After buying the truck, Craig and Mills said they realized they would need to fundraise for a new paint job, permits and the expenses of transport. The owners will throw a fundraising party on Sunday from 6-11 p.m. at Crane Arts on 1400 N. American St. Admission to the party, which will include music and raffles, is $10.
“We want to raise as much money as possible,” Mills said. “We have to put in money to host something like this as well, but we just want to get enough money to help us get started and hopefully have the truck running by mid-summer.”
The second truck will have the Cloud logo to be easily recognizable, but the owners said they may add a lightning bolt to complement the truck’s weather theme. Although they are still unsure of how they plan to manage both of the trucks, Mills and Craig plan to be more present within various Philadelphia neighborhoods and events like First Fridays, the Night Market and film festivals.

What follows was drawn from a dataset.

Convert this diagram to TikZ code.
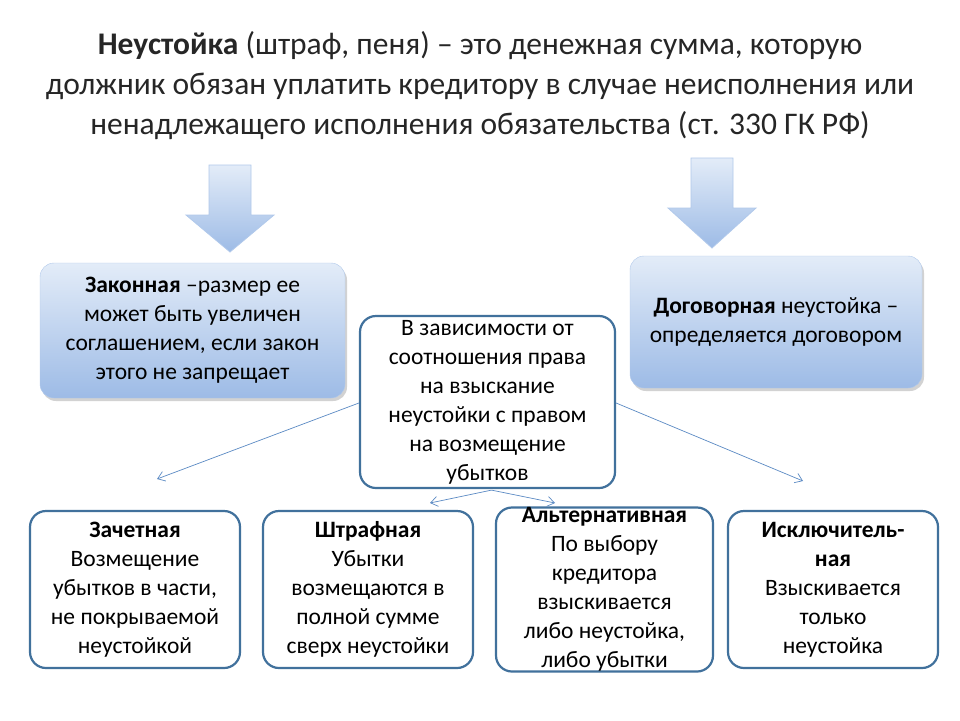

Mills and Craig said they are also looking forward to the approaching deadline for applicants for this year’s Cloud Prize, which calls for artists across the nation to submit their artwork for consideration by a curator. That curator will choose between one and three recipients to receive an award of up to $1,000. The deadline for submissions, along with the $20 submission fee, is May 26.
“The Cloud Prize is the thing that I get most excited about,” Mills said. “It’s basically our way to tap into us being artists and looking for ways to give back to other artists. What I’d like to see from the submissions is an inside view of what people are doing. I’m really open in terms of what I think art is, so I encourage everything, from performance to paintings.”
Mills and Craig said they anticipate having to adjust their management strategies as they take on the operation of an additional truck.
“It took a year and a half of doing this for us to realize that taking on another vehicle would mean that Matt and I need to figure out these things together, but it’s doable,” Mills said. “It’s almost like we need to go smaller to go bigger. We know that what we’re doing is something that people see as vital and relevant.”